Theory 3: The World’s Most Elaborate Hoax

Could the Voynich Manuscript be the greatest prank in history? The theory goes that a clever forger created a beautiful and mysterious-looking book with the sole purpose of selling it to a wealthy, curious patron—perhaps the Holy Roman Emperor Rudolf II, a known collector of oddities. The text would be meaningless, designed only to look like a language.

The Problem: This theory almost requires more genius than the others. To create, by hand, a 240-page document that so perfectly mimics the subtle statistical properties of a real language—without the aid of computers—is an almost superhuman feat. The sheer effort and linguistic brilliance required to fake it so convincingly seems, to many, more incredible than actually writing it in a real system.

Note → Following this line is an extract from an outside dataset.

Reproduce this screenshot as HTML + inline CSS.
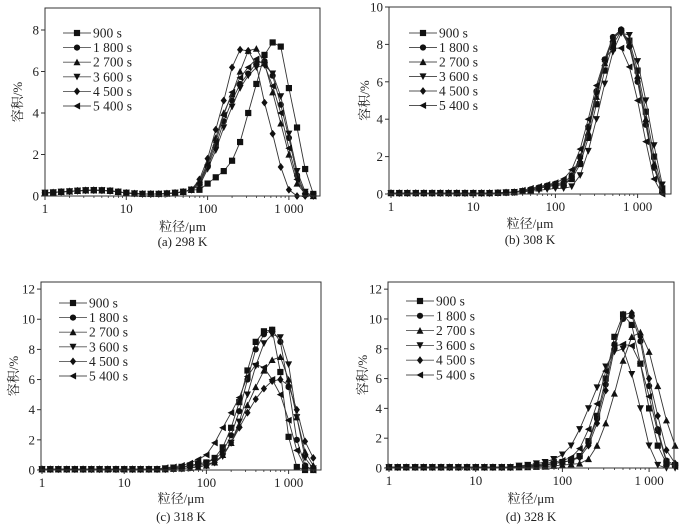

Can AI Finally Crack the Code?

In recent years, researchers have turned to artificial intelligence and machine learning to analyze the manuscript’s vast dataset. AI algorithms have identified patterns and structures that eluded human eyes. Several studies have made bold claims, with one AI suggesting the underlying language is a form of Proto-Romance and another pointing to an unusual dialect of Hebrew. However, none of these claims have led to a verifiable translation, and each has been met with significant skepticism from the wider community.

The Voynich Manuscript is now fully digitized and available online, allowing anyone from a tenured professor of linguistics to an amateur hobbyist to take a shot at solving it. It remains a humbling testament to the limits of our knowledge. It is a linguistic ghost, exhibiting all the behaviors of a language while remaining utterly silent.

Will we ever decipher it? Perhaps one day, a breakthrough in linguistics, a newly discovered historical text, or a clever AI will finally provide the key. But for now, the Voynich Manuscript remains a perfect mystery—a beautiful, unreadable book that challenges our fundamental understanding of language and communication, daring us to solve a puzzle laid down 600 years ago.